Required work: Transcribe the listing word for word.

Information supplied:
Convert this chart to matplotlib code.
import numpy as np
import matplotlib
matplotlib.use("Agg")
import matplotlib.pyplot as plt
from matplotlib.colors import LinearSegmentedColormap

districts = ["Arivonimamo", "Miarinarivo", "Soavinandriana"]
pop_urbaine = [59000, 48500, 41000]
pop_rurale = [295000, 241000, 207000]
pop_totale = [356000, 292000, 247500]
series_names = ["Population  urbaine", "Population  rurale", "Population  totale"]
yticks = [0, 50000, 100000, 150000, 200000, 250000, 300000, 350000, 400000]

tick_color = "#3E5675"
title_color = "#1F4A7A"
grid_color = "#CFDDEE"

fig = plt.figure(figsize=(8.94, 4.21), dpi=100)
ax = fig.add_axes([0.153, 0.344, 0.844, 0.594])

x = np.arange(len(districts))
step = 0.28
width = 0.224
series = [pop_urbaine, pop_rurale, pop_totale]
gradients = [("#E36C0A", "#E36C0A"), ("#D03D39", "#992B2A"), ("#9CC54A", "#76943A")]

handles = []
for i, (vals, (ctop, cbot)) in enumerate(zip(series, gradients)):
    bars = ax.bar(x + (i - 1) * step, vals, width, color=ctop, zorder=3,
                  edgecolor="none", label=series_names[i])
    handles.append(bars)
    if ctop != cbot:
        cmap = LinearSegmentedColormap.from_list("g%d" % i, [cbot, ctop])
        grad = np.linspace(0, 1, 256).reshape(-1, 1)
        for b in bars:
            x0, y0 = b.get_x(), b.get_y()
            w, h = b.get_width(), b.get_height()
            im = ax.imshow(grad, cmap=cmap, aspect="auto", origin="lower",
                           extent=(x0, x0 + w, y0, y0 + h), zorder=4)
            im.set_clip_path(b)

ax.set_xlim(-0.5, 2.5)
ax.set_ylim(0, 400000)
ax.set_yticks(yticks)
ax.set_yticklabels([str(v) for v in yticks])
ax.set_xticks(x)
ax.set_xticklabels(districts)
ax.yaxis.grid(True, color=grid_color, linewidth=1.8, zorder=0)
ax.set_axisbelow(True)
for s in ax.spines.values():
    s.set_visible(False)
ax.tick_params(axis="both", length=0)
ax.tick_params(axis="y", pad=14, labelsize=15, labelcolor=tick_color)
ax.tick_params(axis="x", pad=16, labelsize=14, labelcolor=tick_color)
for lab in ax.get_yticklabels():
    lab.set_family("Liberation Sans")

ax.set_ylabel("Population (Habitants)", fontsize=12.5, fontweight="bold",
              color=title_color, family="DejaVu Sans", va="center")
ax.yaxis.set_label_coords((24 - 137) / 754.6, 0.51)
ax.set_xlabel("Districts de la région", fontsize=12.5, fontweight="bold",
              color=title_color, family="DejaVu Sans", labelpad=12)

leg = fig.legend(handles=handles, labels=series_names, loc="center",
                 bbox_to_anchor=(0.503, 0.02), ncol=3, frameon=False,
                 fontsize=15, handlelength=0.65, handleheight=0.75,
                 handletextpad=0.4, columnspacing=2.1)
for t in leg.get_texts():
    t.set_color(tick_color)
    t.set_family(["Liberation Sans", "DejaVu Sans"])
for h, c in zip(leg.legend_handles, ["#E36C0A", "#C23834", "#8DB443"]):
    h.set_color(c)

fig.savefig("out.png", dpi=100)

Written reply:
Convert this chart to matplotlib code.
import numpy as np
import matplotlib
matplotlib.use("Agg")
import matplotlib.pyplot as plt
from matplotlib.colors import LinearSegmentedColormap

districts = ["Arivonimamo", "Miarinarivo", "Soavinandriana"]
pop_urbaine = [59000, 48500, 41000]
pop_rurale = [295000, 241000, 207000]
pop_totale = [356000, 292000, 247500]
series_names = ["Population  urbaine", "Population  rurale", "Population  totale"]
yticks = [0, 50000, 100000, 150000, 200000, 250000, 300000, 350000, 400000]

tick_color = "#3E5675"
title_color = "#1F4A7A"
grid_color = "#CFDDEE"

fig = plt.figure(figsize=(8.94, 4.21), dpi=100)
ax = fig.add_axes([0.153, 0.344, 0.844, 0.594])

x = np.arange(len(districts))
step = 0.28
width = 0.224
series = [pop_urbaine, pop_rurale, pop_totale]
gradients = [("#E36C0A", "#E36C0A"), ("#D03D39", "#992B2A"), ("#9CC54A", "#76943A")]

handles = []
for i, (vals, (ctop, cbot)) in enumerate(zip(series, gradients)):
    bars = ax.bar(x + (i - 1) * step, vals, width, color=ctop, zorder=3,
                  edgecolor="none", label=series_names[i])
    handles.append(bars)
    if ctop != cbot:
        cmap = LinearSegmentedColormap.from_list("g%d" % i, [cbot, ctop])
        grad = np.linspace(0, 1, 256).reshape(-1, 1)
        for b in bars:
            x0, y0 = b.get_x(), b.get_y()
            w, h = b.get_width(), b.get_height()
            im = ax.imshow(grad, cmap=cmap, aspect="auto", origin="lower",
                           extent=(x0, x0 + w, y0, y0 + h), zorder=4)
            im.set_clip_path(b)

ax.set_xlim(-0.5, 2.5)
ax.set_ylim(0, 400000)
ax.set_yticks(yticks)
ax.set_yticklabels([str(v) for v in yticks])
ax.set_xticks(x)
ax.set_xticklabels(districts)
ax.yaxis.grid(True, color=grid_color, linewidth=1.8, zorder=0)
ax.set_axisbelow(True)
for s in ax.spines.values():
    s.set_visible(False)
ax.tick_params(axis="both", length=0)
ax.tick_params(axis="y", pad=14, labelsize=15, labelcolor=tick_color)
ax.tick_params(axis="x", pad=16, labelsize=14, labelcolor=tick_color)
for lab in ax.get_yticklabels():
    lab.set_family("Liberation Sans")

ax.set_ylabel("Population (Habitants)", fontsize=12.5, fontweight="bold",
              color=title_color, family="DejaVu Sans", va="center")
ax.yaxis.set_label_coords((24 - 137) / 754.6, 0.51)
ax.set_xlabel("Districts de la région", fontsize=12.5, fontweight="bold",
              color=title_color, family="DejaVu Sans", labelpad=12)

leg = fig.legend(handles=handles, labels=series_names, loc="center",
                 bbox_to_anchor=(0.503, 0.02), ncol=3, frameon=False,
                 fontsize=15, handlelength=0.65, handleheight=0.75,
                 handletextpad=0.4, columnspacing=2.1)
for t in leg.get_texts():
    t.set_color(tick_color)
    t.set_family(["Liberation Sans", "DejaVu Sans"])
for h, c in zip(leg.legend_handles, ["#E36C0A", "#C23834", "#8DB443"]):
    h.set_color(c)

fig.savefig("out.png", dpi=100)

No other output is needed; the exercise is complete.